**What to produce:**
Starting with the first line of the listing, quote each line exactly until and including the one with "1.10, 1.13, 1.124]", leaving pictures out.

**Data segment:**
— START —

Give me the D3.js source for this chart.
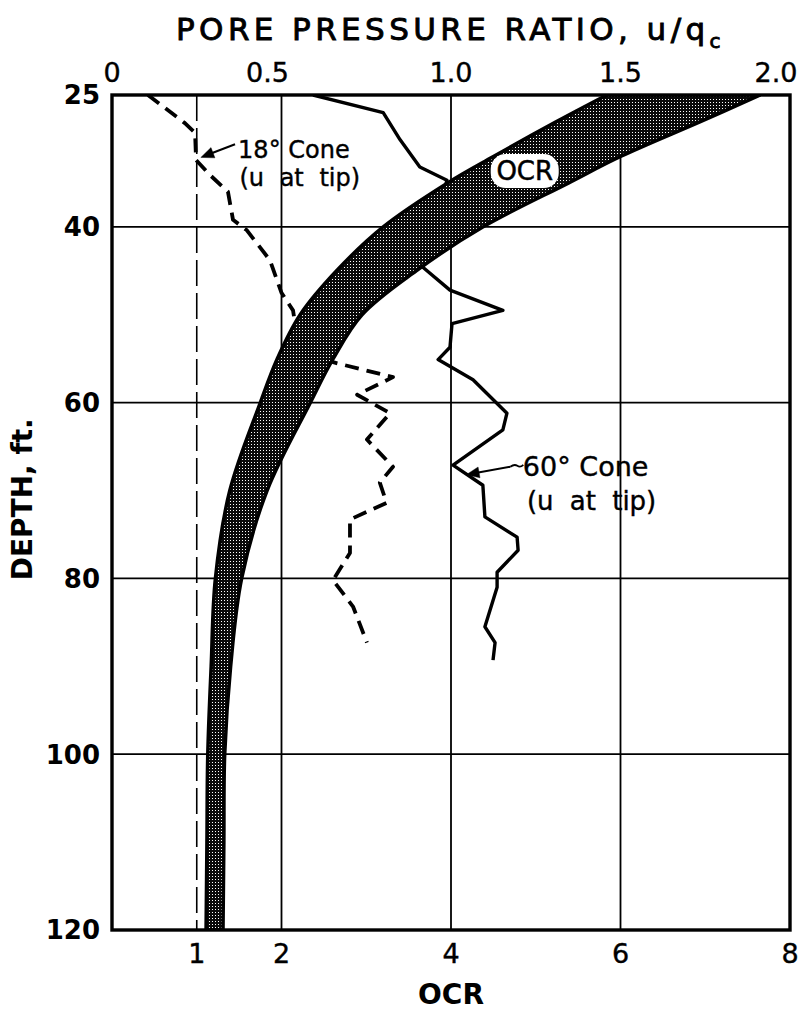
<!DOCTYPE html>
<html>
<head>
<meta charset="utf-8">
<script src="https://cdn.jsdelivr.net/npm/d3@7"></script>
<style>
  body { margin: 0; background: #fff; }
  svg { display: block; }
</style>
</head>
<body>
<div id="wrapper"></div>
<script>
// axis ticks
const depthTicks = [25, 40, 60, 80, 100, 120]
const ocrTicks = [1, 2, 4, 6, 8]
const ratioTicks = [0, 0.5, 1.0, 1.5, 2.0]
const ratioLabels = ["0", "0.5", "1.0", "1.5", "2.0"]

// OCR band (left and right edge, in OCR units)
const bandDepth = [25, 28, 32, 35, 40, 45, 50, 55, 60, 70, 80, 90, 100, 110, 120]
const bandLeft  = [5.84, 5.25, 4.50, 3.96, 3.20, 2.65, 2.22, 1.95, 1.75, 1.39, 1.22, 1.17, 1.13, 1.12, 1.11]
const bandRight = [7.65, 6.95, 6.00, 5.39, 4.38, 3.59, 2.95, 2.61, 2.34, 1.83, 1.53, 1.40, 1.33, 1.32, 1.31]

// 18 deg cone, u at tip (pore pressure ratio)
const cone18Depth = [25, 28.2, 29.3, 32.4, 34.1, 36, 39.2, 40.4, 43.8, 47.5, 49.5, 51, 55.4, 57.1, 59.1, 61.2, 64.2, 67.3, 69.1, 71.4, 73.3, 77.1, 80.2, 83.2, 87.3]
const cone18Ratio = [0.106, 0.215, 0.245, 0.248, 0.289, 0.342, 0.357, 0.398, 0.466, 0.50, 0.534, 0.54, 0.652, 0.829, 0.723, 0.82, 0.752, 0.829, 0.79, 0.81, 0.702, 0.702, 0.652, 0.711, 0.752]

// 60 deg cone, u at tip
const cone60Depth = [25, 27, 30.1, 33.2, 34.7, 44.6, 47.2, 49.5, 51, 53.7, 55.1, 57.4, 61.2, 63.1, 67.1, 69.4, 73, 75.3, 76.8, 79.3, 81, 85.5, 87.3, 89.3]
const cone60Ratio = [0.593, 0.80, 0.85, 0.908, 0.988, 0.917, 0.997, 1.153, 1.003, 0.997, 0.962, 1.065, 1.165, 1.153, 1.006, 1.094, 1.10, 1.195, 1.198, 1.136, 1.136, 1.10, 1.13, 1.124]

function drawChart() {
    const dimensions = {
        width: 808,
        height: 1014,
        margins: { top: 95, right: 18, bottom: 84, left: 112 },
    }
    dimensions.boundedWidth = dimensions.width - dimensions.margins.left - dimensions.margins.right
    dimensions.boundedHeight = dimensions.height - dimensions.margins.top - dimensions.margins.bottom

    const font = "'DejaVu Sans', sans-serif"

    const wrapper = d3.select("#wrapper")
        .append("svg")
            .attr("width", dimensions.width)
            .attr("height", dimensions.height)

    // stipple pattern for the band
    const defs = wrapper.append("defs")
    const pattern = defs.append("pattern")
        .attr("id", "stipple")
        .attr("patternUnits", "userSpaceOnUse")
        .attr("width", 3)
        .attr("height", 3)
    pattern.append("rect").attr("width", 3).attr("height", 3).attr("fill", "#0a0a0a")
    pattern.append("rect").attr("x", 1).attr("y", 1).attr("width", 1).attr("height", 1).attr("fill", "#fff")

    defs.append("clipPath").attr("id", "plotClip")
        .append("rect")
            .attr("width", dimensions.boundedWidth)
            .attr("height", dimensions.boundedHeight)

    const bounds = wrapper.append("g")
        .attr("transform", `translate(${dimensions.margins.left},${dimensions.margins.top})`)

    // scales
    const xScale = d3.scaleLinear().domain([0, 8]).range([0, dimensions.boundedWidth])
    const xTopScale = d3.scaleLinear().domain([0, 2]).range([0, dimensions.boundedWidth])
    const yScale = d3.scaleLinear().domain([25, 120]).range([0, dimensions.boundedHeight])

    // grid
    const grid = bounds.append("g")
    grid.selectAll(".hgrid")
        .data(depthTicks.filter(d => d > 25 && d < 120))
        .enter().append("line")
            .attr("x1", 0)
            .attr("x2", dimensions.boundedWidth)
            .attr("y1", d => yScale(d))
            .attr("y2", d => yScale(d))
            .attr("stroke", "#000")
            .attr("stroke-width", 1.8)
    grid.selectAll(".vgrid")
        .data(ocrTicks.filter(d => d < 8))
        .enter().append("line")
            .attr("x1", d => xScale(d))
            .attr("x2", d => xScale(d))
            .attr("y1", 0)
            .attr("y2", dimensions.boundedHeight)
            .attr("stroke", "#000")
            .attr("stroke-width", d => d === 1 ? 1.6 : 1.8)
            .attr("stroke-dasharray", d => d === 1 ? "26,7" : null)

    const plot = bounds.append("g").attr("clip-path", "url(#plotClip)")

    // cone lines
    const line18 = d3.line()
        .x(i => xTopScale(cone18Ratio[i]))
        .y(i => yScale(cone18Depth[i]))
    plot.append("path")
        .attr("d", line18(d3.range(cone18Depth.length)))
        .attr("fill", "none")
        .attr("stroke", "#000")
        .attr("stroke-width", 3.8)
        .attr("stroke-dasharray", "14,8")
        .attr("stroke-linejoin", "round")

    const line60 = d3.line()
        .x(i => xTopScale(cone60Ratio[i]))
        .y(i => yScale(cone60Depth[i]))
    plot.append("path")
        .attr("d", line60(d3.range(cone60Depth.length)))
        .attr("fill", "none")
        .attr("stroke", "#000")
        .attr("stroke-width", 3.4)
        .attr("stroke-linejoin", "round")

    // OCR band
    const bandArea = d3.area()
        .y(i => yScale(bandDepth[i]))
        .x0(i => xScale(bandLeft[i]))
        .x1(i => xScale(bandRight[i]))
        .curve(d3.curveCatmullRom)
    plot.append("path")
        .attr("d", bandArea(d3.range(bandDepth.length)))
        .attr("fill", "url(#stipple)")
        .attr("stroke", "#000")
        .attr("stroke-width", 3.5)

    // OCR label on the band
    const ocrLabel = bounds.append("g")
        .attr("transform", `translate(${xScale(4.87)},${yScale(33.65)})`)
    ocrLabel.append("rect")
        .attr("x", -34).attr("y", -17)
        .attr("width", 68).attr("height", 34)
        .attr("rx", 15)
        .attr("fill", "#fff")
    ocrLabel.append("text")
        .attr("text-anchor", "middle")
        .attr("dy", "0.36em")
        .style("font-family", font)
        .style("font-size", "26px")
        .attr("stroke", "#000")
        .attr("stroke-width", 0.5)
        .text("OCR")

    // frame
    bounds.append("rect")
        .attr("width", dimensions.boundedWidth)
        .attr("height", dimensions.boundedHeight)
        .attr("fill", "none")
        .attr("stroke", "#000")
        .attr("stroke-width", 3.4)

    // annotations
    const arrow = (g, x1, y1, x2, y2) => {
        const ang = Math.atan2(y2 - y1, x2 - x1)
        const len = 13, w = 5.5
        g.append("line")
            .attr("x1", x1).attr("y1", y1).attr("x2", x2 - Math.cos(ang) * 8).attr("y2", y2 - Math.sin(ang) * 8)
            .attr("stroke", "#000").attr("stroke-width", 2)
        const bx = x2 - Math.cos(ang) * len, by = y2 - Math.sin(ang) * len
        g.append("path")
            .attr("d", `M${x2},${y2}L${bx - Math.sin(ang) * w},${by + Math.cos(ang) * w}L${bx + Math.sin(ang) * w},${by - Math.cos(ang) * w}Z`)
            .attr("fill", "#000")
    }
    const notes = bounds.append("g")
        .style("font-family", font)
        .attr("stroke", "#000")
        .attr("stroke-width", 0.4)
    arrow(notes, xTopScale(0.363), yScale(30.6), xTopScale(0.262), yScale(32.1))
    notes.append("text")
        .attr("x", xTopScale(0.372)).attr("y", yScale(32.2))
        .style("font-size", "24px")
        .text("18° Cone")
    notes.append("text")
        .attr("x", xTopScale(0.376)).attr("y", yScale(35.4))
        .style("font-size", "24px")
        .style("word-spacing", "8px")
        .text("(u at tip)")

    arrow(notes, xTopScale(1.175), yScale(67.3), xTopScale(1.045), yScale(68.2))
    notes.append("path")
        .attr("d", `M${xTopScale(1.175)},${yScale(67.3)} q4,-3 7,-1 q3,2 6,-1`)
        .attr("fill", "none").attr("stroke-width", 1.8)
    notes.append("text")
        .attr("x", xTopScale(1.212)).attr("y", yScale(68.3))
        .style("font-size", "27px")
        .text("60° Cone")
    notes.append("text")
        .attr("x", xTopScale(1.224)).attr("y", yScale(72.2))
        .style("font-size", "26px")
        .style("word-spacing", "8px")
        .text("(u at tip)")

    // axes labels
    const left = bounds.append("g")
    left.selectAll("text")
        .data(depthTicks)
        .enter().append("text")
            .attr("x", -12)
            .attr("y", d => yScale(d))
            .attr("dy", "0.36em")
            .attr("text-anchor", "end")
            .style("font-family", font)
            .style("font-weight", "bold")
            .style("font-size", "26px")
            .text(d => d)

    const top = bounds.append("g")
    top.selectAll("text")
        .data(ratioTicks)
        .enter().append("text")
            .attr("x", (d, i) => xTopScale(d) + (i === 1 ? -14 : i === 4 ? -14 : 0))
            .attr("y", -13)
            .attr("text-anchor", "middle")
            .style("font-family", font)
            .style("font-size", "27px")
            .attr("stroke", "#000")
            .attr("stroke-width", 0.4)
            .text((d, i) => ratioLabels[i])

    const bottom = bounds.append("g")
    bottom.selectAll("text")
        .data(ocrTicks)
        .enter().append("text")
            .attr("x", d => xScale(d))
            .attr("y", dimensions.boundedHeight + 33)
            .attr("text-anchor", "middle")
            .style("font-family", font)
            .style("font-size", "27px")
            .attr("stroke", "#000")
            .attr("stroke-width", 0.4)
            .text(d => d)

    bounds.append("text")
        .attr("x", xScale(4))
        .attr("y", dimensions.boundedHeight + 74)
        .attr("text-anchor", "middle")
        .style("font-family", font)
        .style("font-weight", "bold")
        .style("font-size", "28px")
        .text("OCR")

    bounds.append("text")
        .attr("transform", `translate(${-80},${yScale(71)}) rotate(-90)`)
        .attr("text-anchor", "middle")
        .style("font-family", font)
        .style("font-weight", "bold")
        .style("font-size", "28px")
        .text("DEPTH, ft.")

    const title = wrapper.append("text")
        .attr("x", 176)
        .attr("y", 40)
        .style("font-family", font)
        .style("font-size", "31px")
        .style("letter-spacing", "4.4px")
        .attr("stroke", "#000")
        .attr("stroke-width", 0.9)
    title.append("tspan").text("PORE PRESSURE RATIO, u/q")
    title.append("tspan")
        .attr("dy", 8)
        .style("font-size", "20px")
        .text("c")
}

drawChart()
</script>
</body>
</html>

— END —

**Output for this task:**
Give me the D3.js source for this chart.
<!DOCTYPE html>
<html>
<head>
<meta charset="utf-8">
<script src="https://cdn.jsdelivr.net/npm/d3@7"></script>
<style>
  body { margin: 0; background: #fff; }
  svg { display: block; }
</style>
</head>
<body>
<div id="wrapper"></div>
<script>
// axis ticks
const depthTicks = [25, 40, 60, 80, 100, 120]
const ocrTicks = [1, 2, 4, 6, 8]
const ratioTicks = [0, 0.5, 1.0, 1.5, 2.0]
const ratioLabels = ["0", "0.5", "1.0", "1.5", "2.0"]

// OCR band (left and right edge, in OCR units)
const bandDepth = [25, 28, 32, 35, 40, 45, 50, 55, 60, 70, 80, 90, 100, 110, 120]
const bandLeft  = [5.84, 5.25, 4.50, 3.96, 3.20, 2.65, 2.22, 1.95, 1.75, 1.39, 1.22, 1.17, 1.13, 1.12, 1.11]
const bandRight = [7.65, 6.95, 6.00, 5.39, 4.38, 3.59, 2.95, 2.61, 2.34, 1.83, 1.53, 1.40, 1.33, 1.32, 1.31]

// 18 deg cone, u at tip (pore pressure ratio)
const cone18Depth = [25, 28.2, 29.3, 32.4, 34.1, 36, 39.2, 40.4, 43.8, 47.5, 49.5, 51, 55.4, 57.1, 59.1, 61.2, 64.2, 67.3, 69.1, 71.4, 73.3, 77.1, 80.2, 83.2, 87.3]
const cone18Ratio = [0.106, 0.215, 0.245, 0.248, 0.289, 0.342, 0.357, 0.398, 0.466, 0.50, 0.534, 0.54, 0.652, 0.829, 0.723, 0.82, 0.752, 0.829, 0.79, 0.81, 0.702, 0.702, 0.652, 0.711, 0.752]

// 60 deg cone, u at tip
const cone60Depth = [25, 27, 30.1, 33.2, 34.7, 44.6, 47.2, 49.5, 51, 53.7, 55.1, 57.4, 61.2, 63.1, 67.1, 69.4, 73, 75.3, 76.8, 79.3, 81, 85.5, 87.3, 89.3]
const cone60Ratio = [0.593, 0.80, 0.85, 0.908, 0.988, 0.917, 0.997, 1.153, 1.003, 0.997, 0.962, 1.065, 1.165, 1.153, 1.006, 1.094, 1.10, 1.195, 1.198, 1.136, 1.136, 1.10, 1.13, 1.124]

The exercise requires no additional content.